If the Indian State is fragile with respect to irresponsible majoritarianism, the majority community is even more so. Competitive Nationalism will eventually fragment the hugely diverse Hindu community as readily as the Hindu Nationalism can fracture the Indian state. This is a beauty contest in which the ugliest nationalist wins. Why then do RSS/BJP follow a strategy that is almost certain to result in a disaster sooner than later?

The BJP/RSS are in denial that their mobilisation is narrow; that it is directed against minorities; that it will result in permanent schisms and that it will fracture the State and ultimately the majority communityitself.

In the lust for power, and to grab an opportunity to tilt the electoral field permanently in their favour, the RSS/BJP leadership desperately hopes that it can stave off disaster long enough to complete their state capture, and make it unassailable. Once that mission is accomplished, they may be willing to tamp down on the demons they have let lose. However, nothing in history says such demons are containable.

Look next door, at Pakistan. They played with the same identity-based fires and unleashed Bengali nationalism because of which they lost half their country. Even a shared religion could not overcome the nationalist rage of East Pakistan. What makes the RSS/BJP think they will get lucky in a far more diverse polity?

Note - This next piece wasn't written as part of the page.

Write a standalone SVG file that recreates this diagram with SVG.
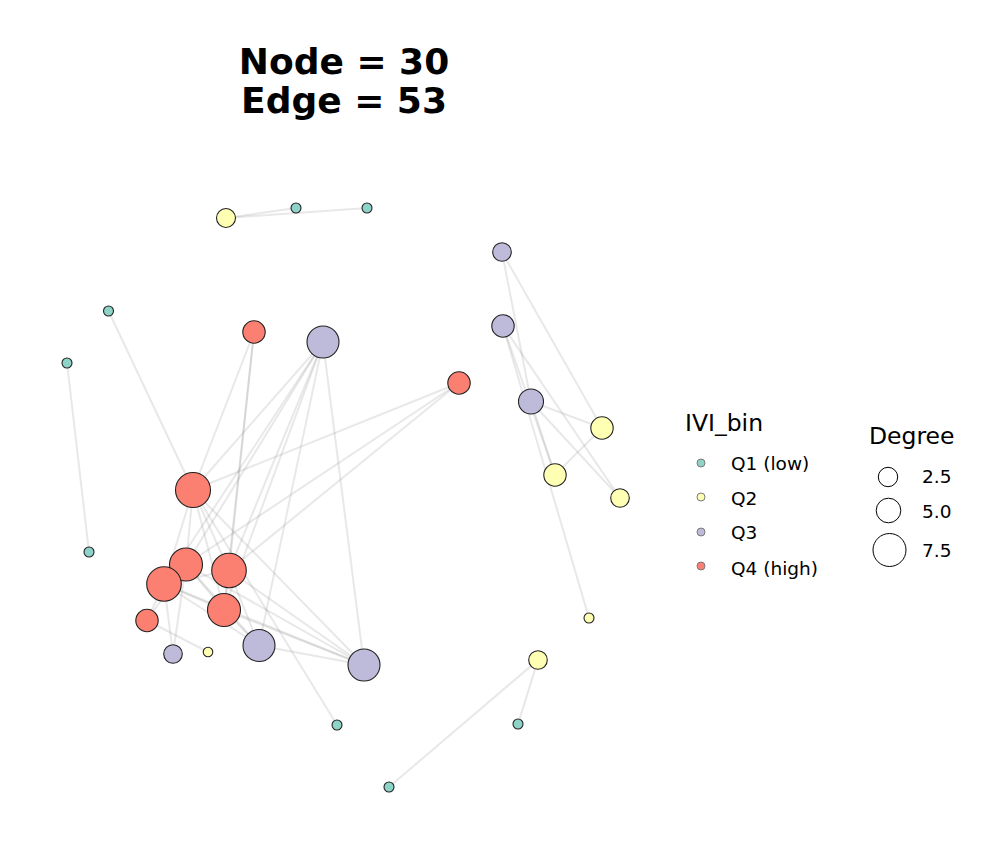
<svg xmlns="http://www.w3.org/2000/svg" width="1008" height="864" viewBox="0 0 1008 864">
<style>
text{font-family:"DejaVu Sans","Liberation Sans",sans-serif;fill:#000}
.t{font-weight:bold;font-size:36px;text-anchor:middle}
.lt{font-size:23.5px}
.li{font-size:18.5px}
#edges line{stroke:#7f7f7f;stroke-opacity:0.18;stroke-width:2}
.nd{stroke:#222;stroke-width:1.1}
.q1{fill:#8DD3C7}.q2{fill:#FFFFB3}.q3{fill:#BEBADA}.q4{fill:#FB8072}
.lk{stroke:#7a7a7a;stroke-width:1}
.sz{fill:none;stroke:#000;stroke-width:1}
</style>
<rect width="1008" height="864" fill="#fff"/>
<text class="t" x="344" y="74">Node = 30</text>
<text class="t" x="344" y="113">Edge = 53</text>
<g id="edges">
<line x1="226" y1="218" x2="296" y2="208"/>
<line x1="226" y1="218" x2="367" y2="208"/>
<line x1="67" y1="363" x2="89" y2="552"/>
<line x1="108.5" y1="311" x2="193" y2="490"/>
<line x1="502" y1="252" x2="602" y2="428"/>
<line x1="502" y1="252" x2="531" y2="401.5"/>
<line x1="503" y1="326" x2="620" y2="498"/>
<line x1="503" y1="326" x2="555" y2="475"/>
<line x1="503" y1="326" x2="589" y2="618"/>
<line x1="531" y1="401.5" x2="602" y2="428"/>
<line x1="531" y1="401.5" x2="555" y2="475"/>
<line x1="531" y1="401.5" x2="620" y2="498"/>
<line x1="602" y1="428" x2="555" y2="475"/>
<line x1="538" y1="660" x2="518" y2="724"/>
<line x1="538" y1="660" x2="389" y2="787"/>
<line x1="254" y1="332" x2="193" y2="490"/>
<line x1="254" y1="332" x2="229" y2="570.5"/>
<line x1="254" y1="332" x2="224" y2="610"/>
<line x1="323" y1="342" x2="193" y2="490"/>
<line x1="323" y1="342" x2="186" y2="564.5"/>
<line x1="323" y1="342" x2="229" y2="570.5"/>
<line x1="323" y1="342" x2="164" y2="584"/>
<line x1="323" y1="342" x2="224" y2="610"/>
<line x1="323" y1="342" x2="259" y2="645.5"/>
<line x1="323" y1="342" x2="364" y2="665"/>
<line x1="459" y1="383" x2="193" y2="490"/>
<line x1="459" y1="383" x2="186" y2="564.5"/>
<line x1="459" y1="383" x2="229" y2="570.5"/>
<line x1="193" y1="490" x2="186" y2="564.5"/>
<line x1="193" y1="490" x2="229" y2="570.5"/>
<line x1="193" y1="490" x2="164" y2="584"/>
<line x1="193" y1="490" x2="224" y2="610"/>
<line x1="193" y1="490" x2="364" y2="665"/>
<line x1="193" y1="490" x2="337" y2="725"/>
<line x1="186" y1="564.5" x2="164" y2="584"/>
<line x1="186" y1="564.5" x2="224" y2="610"/>
<line x1="186" y1="564.5" x2="364" y2="665"/>
<line x1="186" y1="564.5" x2="259" y2="645.5"/>
<line x1="229" y1="570.5" x2="164" y2="584"/>
<line x1="229" y1="570.5" x2="224" y2="610"/>
<line x1="229" y1="570.5" x2="364" y2="665"/>
<line x1="229" y1="570.5" x2="259" y2="645.5"/>
<line x1="164" y1="584" x2="224" y2="610"/>
<line x1="164" y1="584" x2="147" y2="620.5"/>
<line x1="164" y1="584" x2="173" y2="654"/>
<line x1="164" y1="584" x2="364" y2="665"/>
<line x1="224" y1="610" x2="259" y2="645.5"/>
<line x1="224" y1="610" x2="364" y2="665"/>
<line x1="147" y1="620.5" x2="208" y2="652"/>
<line x1="259" y1="645.5" x2="364" y2="665"/>
<line x1="164" y1="584" x2="259" y2="645.5"/>
<line x1="147" y1="620.5" x2="186" y2="564.5"/>
<line x1="173" y1="654" x2="186" y2="564.5"/>
</g>
<g id="n1"><circle class="nd q2" cx="226" cy="218" r="9.5"/></g>
<g id="n2"><circle class="nd q1" cx="296" cy="208" r="5"/></g>
<g id="n3"><circle class="nd q1" cx="367" cy="208" r="5"/></g>
<g id="n4"><circle class="nd q3" cx="502" cy="252" r="9.3"/></g>
<g id="n5"><circle class="nd q1" cx="108.5" cy="311" r="5"/></g>
<g id="n6"><circle class="nd q4" cx="254" cy="332" r="11.2"/></g>
<g id="n7"><circle class="nd q3" cx="323" cy="342" r="16"/></g>
<g id="n8"><circle class="nd q3" cx="503" cy="326" r="11.2"/></g>
<g id="n9"><circle class="nd q1" cx="67" cy="363" r="5"/></g>
<g id="n10"><circle class="nd q4" cx="459" cy="383" r="11.2"/></g>
<g id="n11"><circle class="nd q3" cx="531" cy="401.5" r="12.5"/></g>
<g id="n12"><circle class="nd q2" cx="602" cy="428" r="11.2"/></g>
<g id="n13"><circle class="nd q2" cx="555" cy="475" r="11.2"/></g>
<g id="n14"><circle class="nd q2" cx="620" cy="498" r="9.3"/></g>
<g id="n15"><circle class="nd q4" cx="193" cy="490" r="17.5"/></g>
<g id="n16"><circle class="nd q1" cx="89" cy="552" r="5"/></g>
<g id="n17"><circle class="nd q4" cx="186" cy="564.5" r="16.5"/></g>
<g id="n18"><circle class="nd q4" cx="229" cy="570.5" r="17.3"/></g>
<g id="n19"><circle class="nd q4" cx="164" cy="584" r="17.3"/></g>
<g id="n20"><circle class="nd q4" cx="224" cy="610" r="16.5"/></g>
<g id="n21"><circle class="nd q4" cx="147" cy="620.5" r="11.2"/></g>
<g id="n22"><circle class="nd q2" cx="589" cy="618" r="5"/></g>
<g id="n23"><circle class="nd q3" cx="173" cy="654" r="9.3"/></g>
<g id="n24"><circle class="nd q2" cx="208" cy="652" r="4.8"/></g>
<g id="n25"><circle class="nd q3" cx="259" cy="645.5" r="16"/></g>
<g id="n26"><circle class="nd q3" cx="364" cy="665" r="16"/></g>
<g id="n27"><circle class="nd q2" cx="538" cy="660" r="9.3"/></g>
<g id="n28"><circle class="nd q1" cx="337" cy="725" r="5"/></g>
<g id="n29"><circle class="nd q1" cx="518" cy="724" r="5"/></g>
<g id="n30"><circle class="nd q1" cx="389" cy="787" r="5"/></g>
<g id="legend-ivi">
<text class="lt" x="685" y="431">IVI_bin</text>
<circle class="lk q1" cx="701" cy="463" r="4"/>
<circle class="lk q2" cx="701" cy="497" r="4"/>
<circle class="lk q3" cx="701" cy="532" r="4"/>
<circle class="lk q4" cx="701" cy="566" r="4"/>
<text class="li" x="731" y="470">Q1 (low)</text>
<text class="li" x="731" y="505">Q2</text>
<text class="li" x="731" y="539">Q3</text>
<text class="li" x="731" y="575">Q4 (high)</text>
</g>
<g id="legend-degree">
<text class="lt" x="869" y="444">Degree</text>
<circle class="sz" cx="888" cy="477" r="9.7"/>
<circle class="sz" cx="888.5" cy="510.5" r="12.3"/>
<circle class="sz" cx="889.5" cy="550" r="16.5"/>
<text class="li" x="922" y="483">2.5</text>
<text class="li" x="922" y="518">5.0</text>
<text class="li" x="922" y="557">7.5</text>
</g>
</svg>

BJP/RSS must not forget that the sacred land of Vedas already lies fragmented due to similar strategies of internal dominance. If we are in some sense united today, that unification is more owed to the colonial rule. History’s lessons must not be overlooked.

We have a robust, inclusive State in place already. Where is the need to play with narrow nationalist fires? Is the lust for power so great that they are willing to harm, nay imperil, the very State that RSS/BJP long to capture?

This madness has gone far and long enough. It’s time for saner elements in the Sangh Parivar to take stock of where they are taking their Bharat Mata.